What Are ESG Bonds? A Breakdown for Investors
Discover ESG bonds: how these financial instruments connect investment capital with environmental and social impact. Essential insights for investors.
Discover ESG bonds: how these financial instruments connect investment capital with environmental and social impact. Essential insights for investors.
The financial landscape is transforming due to increased awareness of environmental and social issues. This has led to sustainable finance, where investment decisions consider broader impacts beyond financial returns. Environmental, Social, and Governance (ESG) bonds have emerged as a prominent instrument within this framework. These bonds are a growing part of the fixed-income market, channeling capital towards initiatives that promote positive environmental or social outcomes. This article explores ESG bonds, their categories, issuance, verification, and investor considerations.
ESG bonds are debt instruments financing projects that contribute positively to environmental, social, or governance objectives. The acronym “ESG” refers to three pillars assessing an entity’s sustainability and ethical impact. “Environmental” covers an issuer’s impact on the natural world, including climate change mitigation, pollution prevention, and resource conservation. “Social” focuses on relationships with employees, customers, and communities, addressing labor practices, human rights, and access to essential services. “Governance” pertains to an issuer’s internal management, controls, and practices, covering board diversity, executive compensation, and transparency.
These principles are integrated into the bond’s structure, ensuring capital is earmarked for or linked to sustainability initiatives. Unlike conventional bonds, ESG bonds connect financial performance with measurable sustainability goals. Their purpose is to mobilize capital for projects with tangible environmental or social benefits, or to incentivize the issuer’s overall sustainability improvement. This direct link to positive impact distinguishes ESG bonds in the debt market.

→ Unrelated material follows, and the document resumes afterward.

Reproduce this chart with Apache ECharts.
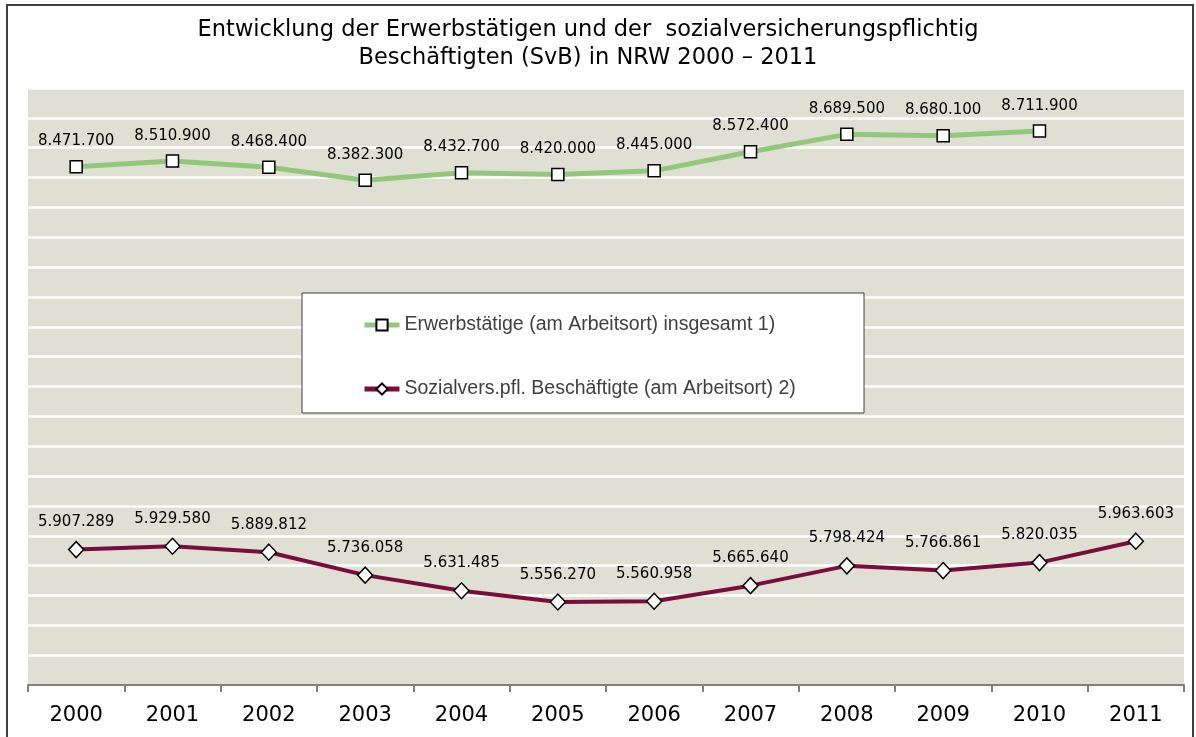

The ESG bond market includes several categories, each with specific sustainability objectives.
Green Bonds finance projects providing environmental benefits, such as renewable energy, energy efficiency, sustainable waste management, and clean transportation. Issuers commit to using funds for clearly defined environmental projects, following a “use-of-proceeds” model.
Social Bonds also follow a “use-of-proceeds” principle, directing capital towards positive social outcomes. Examples include affordable housing, access to essential services like healthcare and education, and socioeconomic empowerment through job creation. These bonds address societal challenges and improve living conditions.
Sustainability Bonds combine green and social characteristics, financing projects with both environmental and social benefits. These can support integrated projects advancing ecological preservation and community well-being.
SLBs differ from the use-of-proceeds model. They are general corporate purpose bonds where financial characteristics, like the coupon rate, are tied to the issuer achieving predefined Sustainability Performance Targets (SPTs). Failure to meet these verifiable targets triggers a financial penalty, often an increased coupon rate. This structure incentivizes the issuer’s overall sustainability transformation.
Bringing ESG bonds to market requires a structured approach to ensure credibility.
Issuers develop an ESG bond framework outlining environmental or social objectives, criteria for eligible projects (for use-of-proceeds bonds), or Sustainability Performance Targets (for SLBs). This framework also details how bond proceeds will be managed and reported.
A step is obtaining external reviews, typically a Second Party Opinion (SPO). An SPO is provided by an independent firm that assesses the issuer’s framework for alignment with recognized market principles. These principles are set by the International Capital Market Association (ICMA), including the Green Bond Principles (GBP), Social Bond Principles (SBP), Sustainability Bond Guidelines (SBG), and Sustainability-Linked Bond Principles (SLBP). The SPO provides an independent, pre-issuance assessment, assuring investors the bond adheres to these voluntary guidelines.
Beyond issuance, ongoing reporting and transparency are essential. Issuers commit to regular reporting on the allocation of proceeds, the environmental or social impact of financed projects, or progress towards defined SPTs. This post-issuance reporting, often annual, allows stakeholders to monitor the bond’s performance against its stated sustainability objectives.
For investors evaluating ESG bonds, reviewing the issuer’s documentation is important for aligning with sustainability objectives.
Investors should examine the issuer’s ESG framework, which details the bond’s environmental or social goals and methodology for project selection or target setting. This framework offers insights into the issuer’s commitment to sustainability.
Investors should also scrutinize the Second Party Opinion (SPO), an independent assessment of the bond’s adherence to market principles. This verification confirms the bond’s structure and targets align with recognized standards like those from ICMA. Additionally, reviewing the issuer’s ongoing impact reports is important to track fund utilization and achieved environmental or social outcomes. These reports provide transparency on the bond’s benefits.
Assessing the “ESG” label’s authenticity requires looking beyond certification to the issuer’s broader corporate sustainability strategy and track record. This involves evaluating if the ESG bond issuance is part of a genuine, holistic commitment to sustainability. Access to clear, consistent, and verifiable data on ESG performance and project impact is key for informed investment decisions, ensuring investments contribute to desired environmental and social impacts.